Dear Mr. Salinger,
I have been reading and teaching your novel The Catcher in the Rye and various short stories for about ten years now. The Catcher in the Rye is one of the few novels I teach that I see something new every time I teach it. Very selfishly, I try to teach it every year I teach.
I say selfishly because I feel as if I drag students through the book and show them what I see in them. I have framed dozens of questions on the book, read hundreds of essays, and led them through almost every page of the book. I force them read the book because I love the work.
However, they do not necessarily love the book. They read it through my eyes and my critical approach. The nature of teaching is that I have to train my students to read critically and use their minds. They have to take apart sentences and paragraphs, dissect metaphors, and cut up the characters. If I do my job well, my students become accomplished mechanics and surgeons. They take apart a work the way a mechanic takes apart a car. They can look at their own writing, check the oil, rebuild the transmission and do the bodywork.

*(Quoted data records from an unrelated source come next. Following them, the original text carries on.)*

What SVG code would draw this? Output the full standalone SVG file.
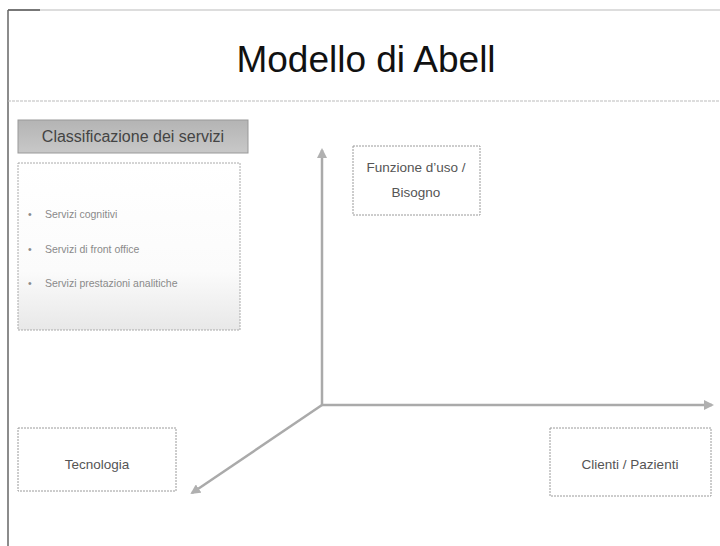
<svg xmlns="http://www.w3.org/2000/svg" width="720" height="546" viewBox="0 0 720 546">
<defs>
<linearGradient id="hdr" x1="0" y1="0" x2="0" y2="1">
<stop offset="0" stop-color="#b4b4b4"/><stop offset="1" stop-color="#c8c8c8"/>
</linearGradient>
<linearGradient id="body" x1="0" y1="0" x2="0" y2="1">
<stop offset="0" stop-color="#ffffff"/><stop offset="0.65" stop-color="#fbfbfb"/><stop offset="1" stop-color="#e8e8e8"/>
</linearGradient>
<marker id="arr" viewBox="0 0 10 10" refX="8" refY="5" markerWidth="4" markerHeight="4" orient="auto" markerUnits="strokeWidth">
<path d="M0,0 L10,5 L0,10 z" fill="#b0b0b0"/>
</marker>
<style>
.box{fill:#fff;stroke:#9a9a9a;stroke-width:1;stroke-dasharray:2 1}
.lbl{font-family:"Liberation Sans",Arial,sans-serif;font-size:13.5px;fill:#555;text-anchor:middle}
.item{font-family:"Liberation Sans",Arial,sans-serif;font-size:10.5px;fill:#8a8a8a}
.axis{stroke:#aaa;stroke-width:2.5;fill:none;marker-end:url(#arr)}
</style>
</defs>
<rect width="720" height="546" fill="#fff"/>
<line x1="8" y1="10" x2="720" y2="10" stroke="#bbb" stroke-width="1"/>
<line x1="8" y1="10" x2="40" y2="10" stroke="#555" stroke-width="1.5"/>
<line x1="8" y1="10" x2="8" y2="546" stroke="#666" stroke-width="1.5"/>
<line x1="8" y1="101" x2="720" y2="101" stroke="#bbb" stroke-width="1" stroke-dasharray="3 1"/>
<text x="366" y="72" font-family="Liberation Sans,Arial,sans-serif" font-size="37" fill="#111" text-anchor="middle">Modello di Abell</text>

<g id="classificazione">
<rect x="18" y="120" width="230" height="33" fill="url(#hdr)" stroke="#999"/>
<text x="133" y="142" font-family="Liberation Sans,Arial,sans-serif" font-size="16" fill="#444" text-anchor="middle">Classificazione dei servizi</text>
<rect x="18" y="163" width="222" height="167" fill="url(#body)" stroke="#aaa" stroke-dasharray="2 1"/>
<text class="item" x="28" y="218">•</text><text class="item" x="45" y="218">Servizi cognitivi</text>
<text class="item" x="28" y="253">•</text><text class="item" x="45" y="253">Servizi di front office</text>
<text class="item" x="28" y="287">•</text><text class="item" x="45" y="287">Servizi prestazioni analitiche</text>
</g>

<g id="connectors">
<line class="axis" x1="322" y1="405" x2="322" y2="150"/>
<line class="axis" x1="322" y1="405" x2="712" y2="405"/>
<line class="axis" x1="322" y1="405" x2="192" y2="493"/>
</g>

<g id="funzione">
<rect class="box" x="353" y="146" width="127" height="69"/>
<text class="lbl" x="416" y="172">Funzione d’uso /</text>
<text class="lbl" x="416" y="197">Bisogno</text>
</g>

<g id="tecnologia">
<rect class="box" x="18" y="428" width="158" height="63"/>
<text class="lbl" x="97" y="469">Tecnologia</text>
</g>

<g id="clienti">
<rect class="box" x="550" y="428" width="161" height="68"/>
<text class="lbl" x="630" y="469">Clienti / Pazienti</text>
</g>
</svg>
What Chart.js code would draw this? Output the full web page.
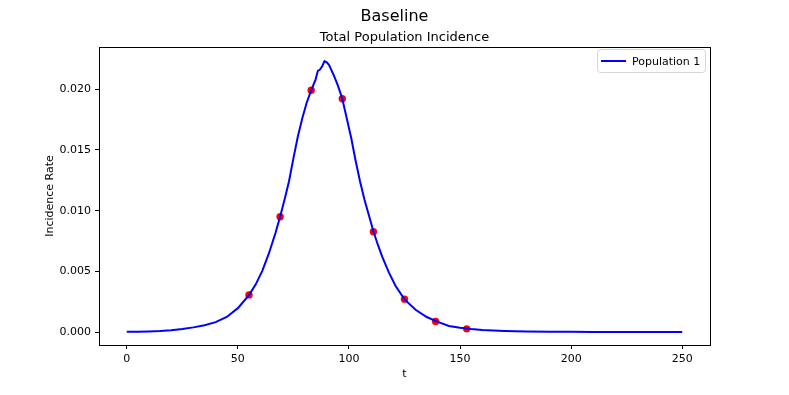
<!DOCTYPE html>
<html>
<head>
<meta charset="utf-8">
<script src="https://cdn.jsdelivr.net/npm/chart.js@4"></script>
<style>
  html, body { margin: 0; padding: 0; background: #fff; }
  #wrap { width: 789px; height: 395px; }
</style>
</head>
<body>
<div id="wrap"><canvas id="incidenceChart" width="789" height="395"></canvas></div>
<script>
// model curve
const curveT = [0, 5, 10, 15, 20, 25, 30, 35, 40, 45, 50, 55, 58, 61, 64, 67, 69, 71, 73, 75, 77, 79,
  81, 83, 85, 86, 87, 88, 89, 90, 91, 92, 93, 95, 97, 99, 101, 103, 105, 107, 109, 111,
  113, 115, 118, 121, 125, 130, 135, 140, 145, 150, 155, 160, 170, 180, 190, 200, 210, 220, 230, 240, 250];
const curveVals = [0.00003, 0.00004, 0.00006, 0.00010, 0.00017, 0.00027, 0.00040, 0.00058, 0.00083, 0.00126,
  0.00198, 0.00305, 0.00392, 0.00505, 0.0065, 0.0082, 0.0095, 0.0109, 0.0124, 0.0143, 0.0161, 0.0176,
  0.0189, 0.0199, 0.0208, 0.0215, 0.0216, 0.0219, 0.0223, 0.0222, 0.0220, 0.0216,
  0.0212, 0.0203, 0.0192, 0.0176, 0.0160, 0.0141, 0.0124, 0.0109, 0.0096, 0.0083,
  0.0072, 0.0062, 0.0049, 0.0038, 0.0027, 0.00185, 0.00125, 0.00085, 0.00052, 0.00036,
  0.00026, 0.00019, 0.00011, 0.00007, 0.00004, 0.00003, 0.00002, 0.00001, 0.00001, 0.00001, 0.00001];

// observed points (red dots)
const obsT = [55, 69, 83, 97, 111, 125, 139, 153];
const obsVals = [0.00307, 0.0095, 0.0199, 0.0192, 0.00827, 0.00272, 0.00089, 0.00028];

const xTicks = [0, 50, 100, 150, 200, 250];
const yTicks = [0, 0.005, 0.010, 0.015, 0.020];

const seriesLabel = 'Population 1';
const FONT = "'DejaVu Sans', sans-serif";

// titles, axis labels, frame and legend in matplotlib style
const decorations = {
  id: 'decorations',
  afterDraw(chart) {
    const { ctx, chartArea: a } = chart;
    ctx.save();
    // frame
    ctx.strokeStyle = '#000';
    ctx.lineWidth = 1;
    ctx.strokeRect(Math.round(a.left) + 0.5, Math.round(a.top) + 0.5,
      Math.round(a.right - a.left), Math.round(a.bottom - a.top));

    ctx.fillStyle = '#000';
    ctx.textAlign = 'center';
    ctx.textBaseline = 'middle';
    ctx.font = `16px ${FONT}`;
    ctx.fillText('Baseline', 394.5, 17);
    ctx.font = `13px ${FONT}`;
    ctx.fillText('Total Population Incidence', (a.left + a.right) / 2, 37.5);
    ctx.font = `11px ${FONT}`;
    ctx.fillText('t', (a.left + a.right) / 2, 374);
    ctx.save();
    ctx.translate(50, (a.top + a.bottom) / 2);
    ctx.rotate(-Math.PI / 2);
    ctx.fillText('Incidence Rate', 0, 0);
    ctx.restore();

    // legend box
    const bx = 597, by = 49, bw = 108, bh = 23;
    ctx.beginPath();
    ctx.roundRect(bx + 0.5, by + 0.5, bw, bh, 3);
    ctx.fillStyle = 'rgba(255,255,255,0.8)';
    ctx.fill();
    ctx.strokeStyle = '#d6d6d6';
    ctx.stroke();
    ctx.beginPath();
    ctx.moveTo(601, 61);
    ctx.lineTo(626, 61);
    ctx.strokeStyle = '#0000ff';
    ctx.lineWidth = 2;
    ctx.stroke();
    ctx.fillStyle = '#000';
    ctx.textAlign = 'left';
    ctx.font = `11px ${FONT}`;
    ctx.fillText(seriesLabel, 632, 62);
    ctx.restore();
  }
};

new Chart(document.getElementById('incidenceChart').getContext('2d'), {
  type: 'line',
  data: {
    datasets: [{
      label: seriesLabel,
      data: curveT.map((t, i) => ({ x: t, y: curveVals[i] })),
      borderColor: '#0000ff',
      borderWidth: 2,
      pointRadius: 0,
      tension: 0,
      fill: false,
      order: 0
    }, {
      label: 'Observed',
      data: obsT.map((t, i) => ({ x: t, y: obsVals[i] })),
      showLine: false,
      pointRadius: 3.7,
      pointBackgroundColor: '#ff0000',
      pointBorderColor: '#ff0000',
      pointBorderWidth: 0,
      order: 1
    }]
  },
  options: {
    responsive: false,
    animation: false,
    layout: { padding: { top: 47, right: 79, bottom: 0, left: 0 } },
    plugins: {
      legend: { display: false },
      title: { display: false },
      tooltip: { enabled: false }
    },
    scales: {
      x: {
        type: 'linear',
        min: -12.5,
        max: 262.5,
        afterFit(scale) { scale.height = 50; },
        afterBuildTicks(scale) { scale.ticks = xTicks.map(v => ({ value: v })); },
        grid: { display: true, drawOnChartArea: false, drawTicks: true, tickLength: 4, color: '#000' },
        border: { display: true, color: '#000', width: 1 },
        ticks: { color: '#000', font: { family: FONT, size: 11 }, padding: 4, maxRotation: 0 }
      },
      y: {
        type: 'linear',
        min: -0.00105,
        max: 0.02346,
        afterFit(scale) { scale.width = 99; },
        afterBuildTicks(scale) { scale.ticks = yTicks.map(v => ({ value: v })); },
        grid: { display: true, drawOnChartArea: false, drawTicks: true, tickLength: 4, color: '#000' },
        border: { display: true, color: '#000', width: 1 },
        ticks: {
          color: '#000', font: { family: FONT, size: 11 }, padding: 4,
          callback: v => v.toFixed(3)
        }
      }
    }
  },
  plugins: [decorations]
});
</script>
</body>
</html>
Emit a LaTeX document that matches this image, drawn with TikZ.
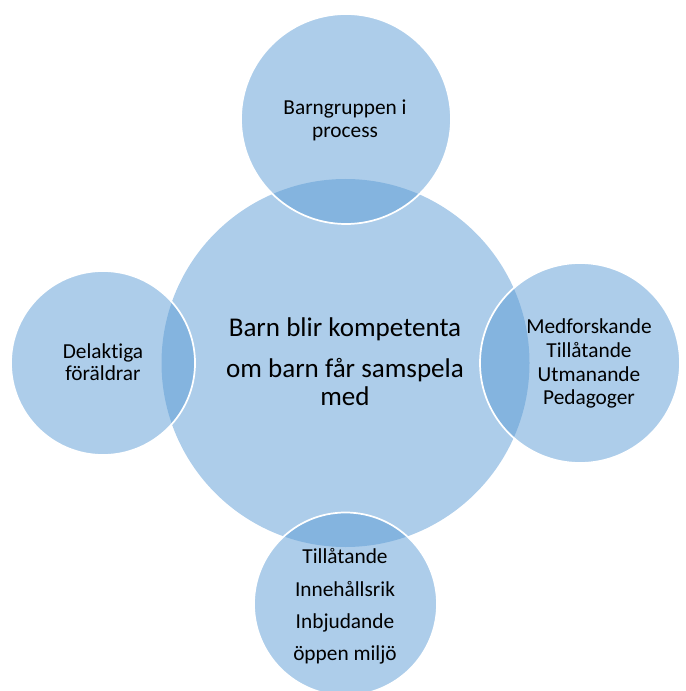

However, if they can vivisect and operate on a text, it does not mean that they can love it. I teach the students how to read my way, but not how to read their way. They come to a text with the cynical tools and hard-bitten ear of their English teacher, not with the naivete of a thirteen-year-old.
I need to teach my students to read with their minds. I hope that their hearts will be picked up along the way. I teach Catcher in the Rye to students who know Sonic the Hedgehog better than Old Eustacia Vye. Love of a character only comes from the mature minds. We have to get smitten with Travis McGee, James Bond, and Dartignon. Then, once we go through all the infatuations and get our hearts broken a few times, then we are ready to fall in love. My students have not opened their hearts to any literary character. They are literary wallflowers, hanging around the punchbowl and the bathroom. They cannot approach the text as a mature person would, take a risk, and ask for a dance. Their teacher has to matchmake for them.
I think this cheapening of the text is a tradeoff that all teachers must make. On one hand, I think that Catcher is an important enough book for every student to read. I do not want any graduate of mine not to know the importance of the brass ring and the beauty of "Little Shirley Beans." On the other hand, my students are not good enough readers to understand the book. I have to use it to teach them the skills.
I think of this every time I tell the story of the cover of Catcher in the Rye. If you didnt want the reader to be fooled by the artwork, how must you feel about us English teachers leading our students around with questions and examples?